EXERCISE DESCRIPTION. Copy every line of the data that includes the string "this".

── STORED DATA

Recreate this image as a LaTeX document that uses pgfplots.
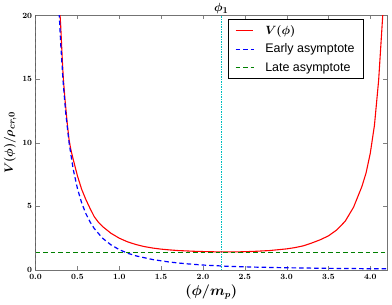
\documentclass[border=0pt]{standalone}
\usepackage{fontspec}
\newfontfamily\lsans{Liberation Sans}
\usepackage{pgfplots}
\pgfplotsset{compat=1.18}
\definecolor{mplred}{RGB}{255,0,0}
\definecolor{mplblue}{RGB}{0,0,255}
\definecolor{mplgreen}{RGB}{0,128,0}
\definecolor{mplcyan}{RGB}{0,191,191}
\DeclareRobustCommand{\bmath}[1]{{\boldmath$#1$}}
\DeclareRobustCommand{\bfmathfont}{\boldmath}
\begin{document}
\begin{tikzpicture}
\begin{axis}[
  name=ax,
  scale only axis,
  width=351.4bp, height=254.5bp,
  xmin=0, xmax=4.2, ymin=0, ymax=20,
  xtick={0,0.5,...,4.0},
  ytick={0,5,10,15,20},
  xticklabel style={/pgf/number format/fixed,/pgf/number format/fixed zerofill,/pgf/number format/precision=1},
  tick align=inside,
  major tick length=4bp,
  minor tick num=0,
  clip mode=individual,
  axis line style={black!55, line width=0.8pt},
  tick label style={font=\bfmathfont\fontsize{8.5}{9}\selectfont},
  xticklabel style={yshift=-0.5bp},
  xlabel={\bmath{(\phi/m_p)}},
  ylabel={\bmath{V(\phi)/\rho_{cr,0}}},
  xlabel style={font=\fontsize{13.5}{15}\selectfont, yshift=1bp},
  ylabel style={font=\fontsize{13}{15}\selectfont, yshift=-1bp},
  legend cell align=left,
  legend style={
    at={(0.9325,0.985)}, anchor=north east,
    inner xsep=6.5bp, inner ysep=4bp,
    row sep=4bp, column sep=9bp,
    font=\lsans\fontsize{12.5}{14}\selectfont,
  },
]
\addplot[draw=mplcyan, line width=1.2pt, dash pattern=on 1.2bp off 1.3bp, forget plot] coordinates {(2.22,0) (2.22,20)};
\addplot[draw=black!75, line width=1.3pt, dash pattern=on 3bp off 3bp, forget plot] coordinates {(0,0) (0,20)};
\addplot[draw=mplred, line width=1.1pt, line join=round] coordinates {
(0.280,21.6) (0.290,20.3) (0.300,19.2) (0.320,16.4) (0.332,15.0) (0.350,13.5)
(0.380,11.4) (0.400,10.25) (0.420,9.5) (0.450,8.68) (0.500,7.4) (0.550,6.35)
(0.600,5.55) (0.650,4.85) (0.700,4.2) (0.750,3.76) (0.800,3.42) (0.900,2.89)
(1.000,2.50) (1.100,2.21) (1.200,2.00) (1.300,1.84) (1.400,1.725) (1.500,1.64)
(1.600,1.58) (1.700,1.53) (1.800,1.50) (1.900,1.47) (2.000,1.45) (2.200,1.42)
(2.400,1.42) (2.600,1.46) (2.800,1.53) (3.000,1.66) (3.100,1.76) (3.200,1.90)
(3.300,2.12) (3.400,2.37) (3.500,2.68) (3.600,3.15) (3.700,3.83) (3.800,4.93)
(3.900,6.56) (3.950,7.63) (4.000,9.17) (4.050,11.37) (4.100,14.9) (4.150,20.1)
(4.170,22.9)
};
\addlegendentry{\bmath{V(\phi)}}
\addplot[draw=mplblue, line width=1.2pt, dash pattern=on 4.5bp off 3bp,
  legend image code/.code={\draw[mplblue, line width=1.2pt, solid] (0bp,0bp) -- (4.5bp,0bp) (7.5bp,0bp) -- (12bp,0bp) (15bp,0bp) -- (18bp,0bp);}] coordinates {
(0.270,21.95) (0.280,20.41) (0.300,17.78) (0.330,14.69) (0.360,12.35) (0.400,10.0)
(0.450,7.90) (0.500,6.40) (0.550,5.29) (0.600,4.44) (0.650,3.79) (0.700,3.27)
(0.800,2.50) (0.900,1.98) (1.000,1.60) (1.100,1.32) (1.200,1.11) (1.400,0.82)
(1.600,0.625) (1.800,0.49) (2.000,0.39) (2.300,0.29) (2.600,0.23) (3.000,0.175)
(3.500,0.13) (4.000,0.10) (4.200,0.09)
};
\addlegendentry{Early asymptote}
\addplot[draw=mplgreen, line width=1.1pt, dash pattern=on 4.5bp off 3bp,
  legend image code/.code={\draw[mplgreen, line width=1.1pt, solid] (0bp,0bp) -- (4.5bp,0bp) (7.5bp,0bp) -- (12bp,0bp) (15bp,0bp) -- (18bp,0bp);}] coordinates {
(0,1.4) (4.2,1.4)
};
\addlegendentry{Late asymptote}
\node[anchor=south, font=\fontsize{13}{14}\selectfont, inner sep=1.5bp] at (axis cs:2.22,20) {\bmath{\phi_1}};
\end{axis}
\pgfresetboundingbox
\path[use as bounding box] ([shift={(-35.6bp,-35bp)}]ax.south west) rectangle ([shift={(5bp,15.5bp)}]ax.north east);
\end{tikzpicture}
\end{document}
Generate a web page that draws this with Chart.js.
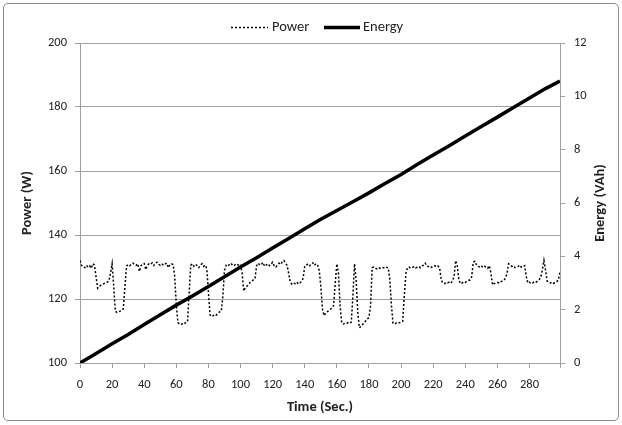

────

ANSWER FOR THE TASK.
Recreate this image as a LaTeX document that uses pgfplots.
Generate a web page that draws this with Chart.js.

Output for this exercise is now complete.